The government of Quebec should think better of its proposed Charter of Values, in light of the unfavourable opinion of its own lawyers in the Department of Justice, reported by La Presse on Friday.

Bertrand St-Arnaud, the provincial Minister of Justice, has had little to say about the values charter, though he said his department had been "associated" with the preparation of the "orientation document" – no draft bill has yet been offered – and professed to be "very confident with respect to the document tabled by my colleague Bernard Drainville."

As for Mr. Drainville, he has the odd title of Minister Responsible for Democratic Institutions and Citizen Participation. (Are the other cabinet ministers, then, in charge of tyrannical or oligarchic institutions?) The Premier, Pauline Marois, seems to have deliberately carved off this chunk of what would normally be in Mr. St-Arnaud's portfolio, and assigned it to Mr. Drainville.

Appearances suggest that the Quebec government is avoiding the Justice Department and the expertise of its legal staff. The values charter is likely to collide not only with the Canadian Charter of Rights and Freedoms, but also with Quebec's own Charter of Human Rights and Freedoms.

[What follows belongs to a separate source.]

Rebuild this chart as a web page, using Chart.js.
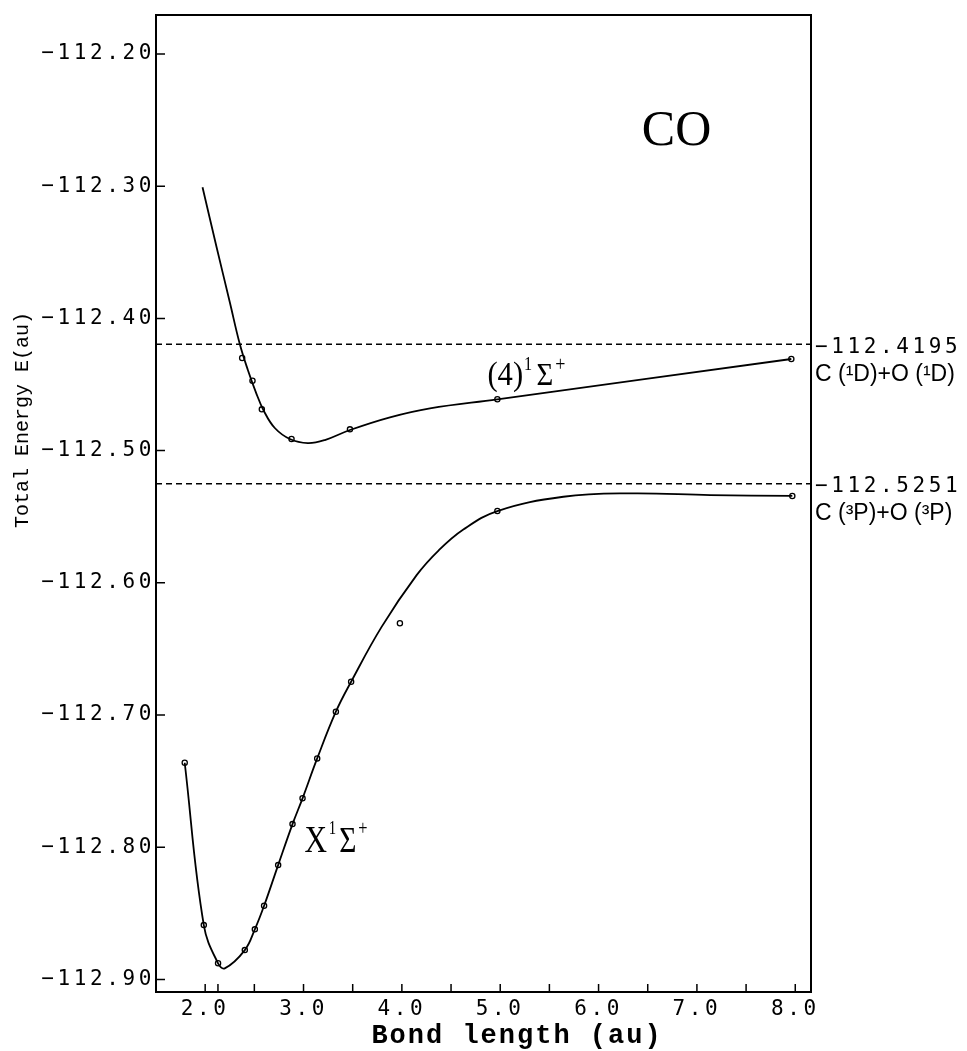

Mr. Drainville's own department, faced with an opinion from the Justice Department that La Presse describes as "ironclad," consulted a well-known academic lawyer, Henri Brun of Laval University, who is said to have cautiously opined that the values charter would have a better probability of passing muster if the restrictions on clothing and accessories were limited to authority figures such as judges, prosecutors and jail guards – as per the Bouchard-Taylor commission report of 2008. It hardly sounds like a ringing endorsement.

The Marois government is being shortsighted. Jason Kenney, the federal Minister of Multiculturalism, has said that if the values charter is enacted, the federal Department of Justice will in its turn be consulted, and the federal government may see fit to act to defend freedom of religion. Perhaps there would be a reference question to the Supreme Court of Canada.

Ms. Marois and her colleagues may be thinking about invoking the notwithstanding clause of the Constitution. If so, they will only heighten the outrage.